#### [PROBLEM REQUIREMENTS]
Shown below is a listing with pictures; reproduce exactly, and only, the lines between the ones containing "Generate a Python" and "W, H = 922, 364", inclusive, leaving the pictures out.

--- START RECORDS TO USE ---

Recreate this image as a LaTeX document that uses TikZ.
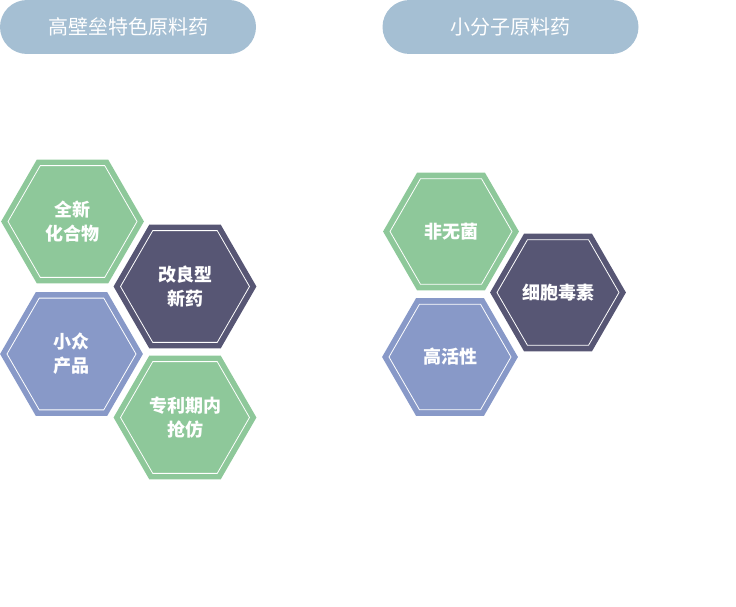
\documentclass[tikz,border=0pt]{standalone}
\usepackage{fontspec}
\setmainfont{Noto Sans CJK SC}
\usetikzlibrary{shapes.geometric, positioning}
\definecolor{HexGreen}{HTML}{8EC89A}
\definecolor{HexDark}{HTML}{575674}
\definecolor{HexBlue}{HTML}{8899C8}
\definecolor{PillBlue}{HTML}{A5BFD3}

\begin{document}
\begin{tikzpicture}[
        x=1pt, y=-1pt,
        pill/.style={rectangle, fill=PillBlue, rounded corners=27pt, minimum width=256pt, minimum height=54pt, inner sep=0pt, font=\fontsize{20}{23}\selectfont, text=white},
        hexbig/.style={regular polygon, regular polygon sides=6, minimum size=129pt, inner sep=0pt, draw=white, line width=0.8pt, fill=#1, preaction={draw=#1, line width=12pt}, align=center, text=white, font=\fontsize{18}{24}\selectfont\bfseries},
        hexsmall/.style={hexbig=#1, minimum size=122pt}
      ]
        \useasboundingbox (0,0) rectangle (736,607);

        % titles
        \node[pill] (barrier) at (128,27) {高壁垒特色原料药};
        \node[pill] (small) at (510.5,27) {小分子原料药};

        % left group
        \node[hexbig=HexGreen] (newcomp) at (72.5,221.5) {全新\\化合物};
        \node[hexbig=HexDark] (improved) at (185,286.5) {改良型\\新药};
        \node[hexbig=HexBlue] (niche) at (71.5,354) {小众\\产品};
        \node[hexbig=HexGreen] (generic) at (185,417.5) {专利期内\\抢仿};

        % right group
        \node[hexsmall=HexGreen] (nonsterile) at (451,231.5) {非无菌};
        \node[hexsmall=HexDark] (cytotoxic) at (558,292.5) {细胞毒素};
        \node[hexsmall=HexBlue] (potent) at (450,357) {高活性};
      \end{tikzpicture}
\end{document}
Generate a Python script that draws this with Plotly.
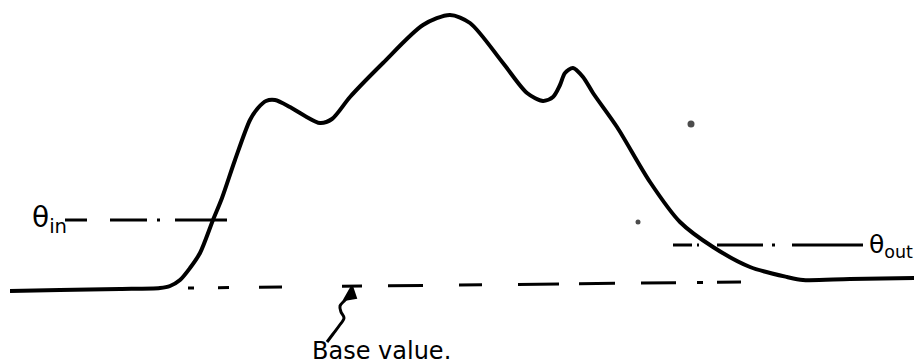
"""
Hand-drawn style sketch: response curve with theta_in / theta_out / base value levels.
"""
import plotly.graph_objects as go

# main curve (page coordinates, y grows downward)
curve_x = [10, 60, 120, 160, 170, 180, 190, 200, 213, 222, 235, 250, 258, 266, 275, 290, 305,
           320, 332, 350, 383, 423, 450, 470, 503, 527, 543, 553, 560, 565, 573, 583, 593,
           617, 650, 680, 713, 750, 787, 803, 850, 922]
curve_y = [291, 290, 289, 288, 286, 280, 268, 253, 220, 198, 160, 120, 108, 101, 100, 107, 116,
           123, 119, 97, 63, 25, 15, 23, 63, 93, 101, 97, 85, 73, 68, 77, 93,
           127, 182, 222, 247, 267, 277, 280, 279, 278]

# reference levels
theta_in_y = 220
theta_in_segs = [(65, 87), (110, 147), (157, 160), (175, 227)]
theta_out_y = 245
theta_out_segs = [(673, 692), (697, 699), (717, 763), (772, 775), (792, 863)]
base_y_left, base_y_right = 288, 282
base_segs = [(188, 194), (218, 229), (259, 282), (342, 362), (388, 423), (459, 482),
             (518, 559), (579, 615), (641, 676), (697, 703), (717, 741)]

# squiggly arrow pointing at the base line
arrow_x = [327, 333, 339, 344, 341, 340, 345, 350]
arrow_y = [342, 334, 326, 318, 312, 306, 300, 294]
head_x = [344, 356, 352, 344]
head_y = [300, 298, 286, 300]

# stray scanner dots
dots_x = [691, 638]
dots_y = [124, 222]

# the page body has an 8px margin, so the figure starts at (8, 8)
OFFSET = 8
W, H = 922, 364


def seg_trace(segs, y0, y1=None, width=3):
    if y1 is None:
        y1 = y0
    x0_all, x1_all = segs[0][0], segs[-1][1]
    xs, ys = [], []
    for a, b in segs:
        for v in (a, b):
            xs.append(v)
            ys.append(y0 + (y1 - y0) * (v - x0_all) / (x1_all - x0_all))
        xs.append(None)
        ys.append(None)
    return go.Scatter(x=xs, y=ys, mode="lines", line=dict(color="black", width=width),
                      hoverinfo="skip")


fig = go.Figure()
fig.add_trace(go.Scatter(x=curve_x, y=curve_y, mode="lines",
                         line=dict(color="black", width=4, shape="spline", smoothing=0.8)))
fig.add_trace(seg_trace(theta_in_segs, theta_in_y))
fig.add_trace(seg_trace(theta_out_segs, theta_out_y))
fig.add_trace(seg_trace(base_segs, base_y_left, base_y_right))
fig.add_trace(go.Scatter(x=arrow_x, y=arrow_y, mode="lines",
                         line=dict(color="black", width=3, shape="spline")))
fig.add_trace(go.Scatter(x=head_x, y=head_y, mode="lines", fill="toself",
                         fillcolor="black", line=dict(color="black", width=2)))
fig.add_trace(go.Scatter(x=dots_x, y=dots_y, mode="markers",
                         marker=dict(color="black", size=[7, 5], line=dict(width=0))))

font = dict(family="DejaVu Sans", color="black")
fig.add_annotation(x=30, y=219, text="θ<sub>in</sub>", showarrow=False,
                   xanchor="left", yanchor="middle", font=dict(size=28, **font))
fig.add_annotation(x=867, y=246, text="θ<sub>out</sub>", showarrow=False,
                   xanchor="left", yanchor="middle", font=dict(size=25, **font))
fig.add_annotation(x=310, y=351, text="Base value.", showarrow=False,
                   xanchor="left", yanchor="middle", font=dict(size=24, **font))

fig.update_layout(
    width=W - OFFSET,
    height=H - OFFSET,
    margin=dict(l=0, r=0, t=0, b=0),
    showlegend=False,
    plot_bgcolor="white",
    paper_bgcolor="white",
    xaxis=dict(range=[OFFSET, W], visible=False),
    yaxis=dict(range=[H, OFFSET], visible=False),
)
fig.write_html("out.html")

--- END RECORDS TO USE ---

#### [TASK SOLUTION]
Generate a Python script that draws this with Plotly.
"""
Hand-drawn style sketch: response curve with theta_in / theta_out / base value levels.
"""
import plotly.graph_objects as go

# main curve (page coordinates, y grows downward)
curve_x = [10, 60, 120, 160, 170, 180, 190, 200, 213, 222, 235, 250, 258, 266, 275, 290, 305,
           320, 332, 350, 383, 423, 450, 470, 503, 527, 543, 553, 560, 565, 573, 583, 593,
           617, 650, 680, 713, 750, 787, 803, 850, 922]
curve_y = [291, 290, 289, 288, 286, 280, 268, 253, 220, 198, 160, 120, 108, 101, 100, 107, 116,
           123, 119, 97, 63, 25, 15, 23, 63, 93, 101, 97, 85, 73, 68, 77, 93,
           127, 182, 222, 247, 267, 277, 280, 279, 278]

# reference levels
theta_in_y = 220
theta_in_segs = [(65, 87), (110, 147), (157, 160), (175, 227)]
theta_out_y = 245
theta_out_segs = [(673, 692), (697, 699), (717, 763), (772, 775), (792, 863)]
base_y_left, base_y_right = 288, 282
base_segs = [(188, 194), (218, 229), (259, 282), (342, 362), (388, 423), (459, 482),
             (518, 559), (579, 615), (641, 676), (697, 703), (717, 741)]

# squiggly arrow pointing at the base line
arrow_x = [327, 333, 339, 344, 341, 340, 345, 350]
arrow_y = [342, 334, 326, 318, 312, 306, 300, 294]
head_x = [344, 356, 352, 344]
head_y = [300, 298, 286, 300]

# stray scanner dots
dots_x = [691, 638]
dots_y = [124, 222]

# the page body has an 8px margin, so the figure starts at (8, 8)
OFFSET = 8
W, H = 922, 364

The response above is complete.